On 29 September 1988, Bert opened the Kinepolis Brussels, which was considered to be the first megaplex cinema in the world when it was finally completed with 25 screens and 7,600 seats.

Marie-Suzanne's sister, Rose Claeys, ran the Trioscoop as well as the Trosgenk in Genk and three cinemas in Liège (Les Operas, the Palace and the Concorde).

On 17 September 1998, the world's largest cinema megaplex, Kinepolis Madrid Ciudad de la Imagen, opened in Spain, with 25 screens and 9,200 seating capacity, with each seating between 211 and 996 people.

In 2006, the Claeys family withdrew from the venture, selling most of its 25% stake of shares in the company and transferring daily management to Joost Bert, who, since 2008, shares the position of CEO with Eddy Duquenne.
On December 13 2018, Kinepolis Kortrijk Closed its old unit.
===Competition authority===
The Belgian competition authority approved the merger of the company in 1997 on the condition that the company was not allowed to grow within Belgium without explicit consent of the authority.

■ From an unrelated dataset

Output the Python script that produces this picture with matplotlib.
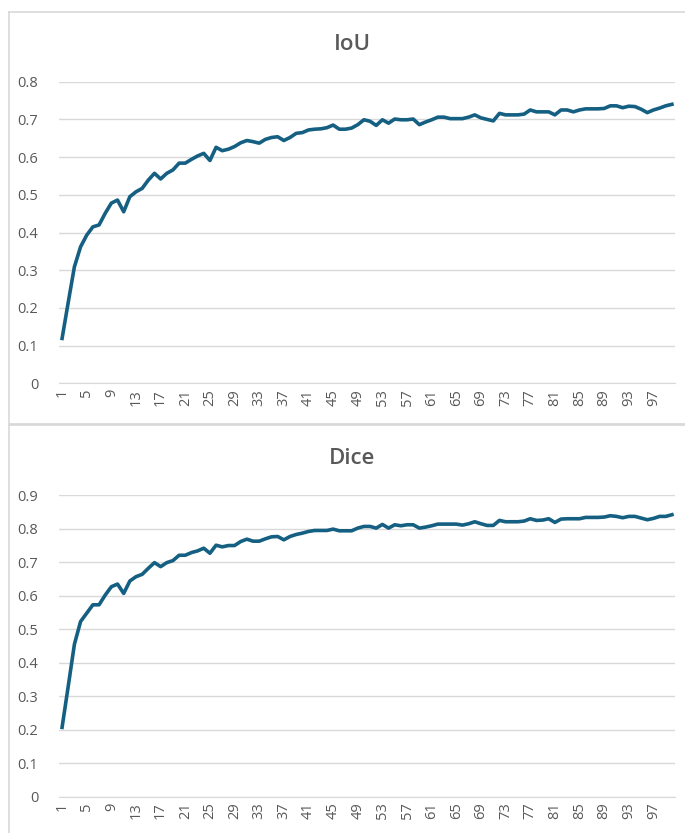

This resulted in the resale of the acquired Utopolis cinemas in 2015. Kinepolis tried on several occasions to get the authority to lift the ban, and they succeeded in 2020. From August 2021, the company does not need permission to open new locations within Belgium.

===Growth and acquisitions===
Kinepolis grew significantly in recent years by opening several new locations, but also by acquiring chains and independent cinemas. Significant acquisitions were Wolff Bioscopen in 2014, Utopolis in 2015, Canadian chain Landmark Cinemas in 2017, American chains MJR Cinemas in 2019, and Emagine Entertainment in 2025.

In 2011, the company also acquired Brightfish, a Belgian company specialised in cinema advertising.

==Core businesses==
The Kinepolis Group consists of seven core businesses; box office, in-theater sales (ITS), business-to-business (B2B), film distribution, screen advertising, real estate, and digital cinema services.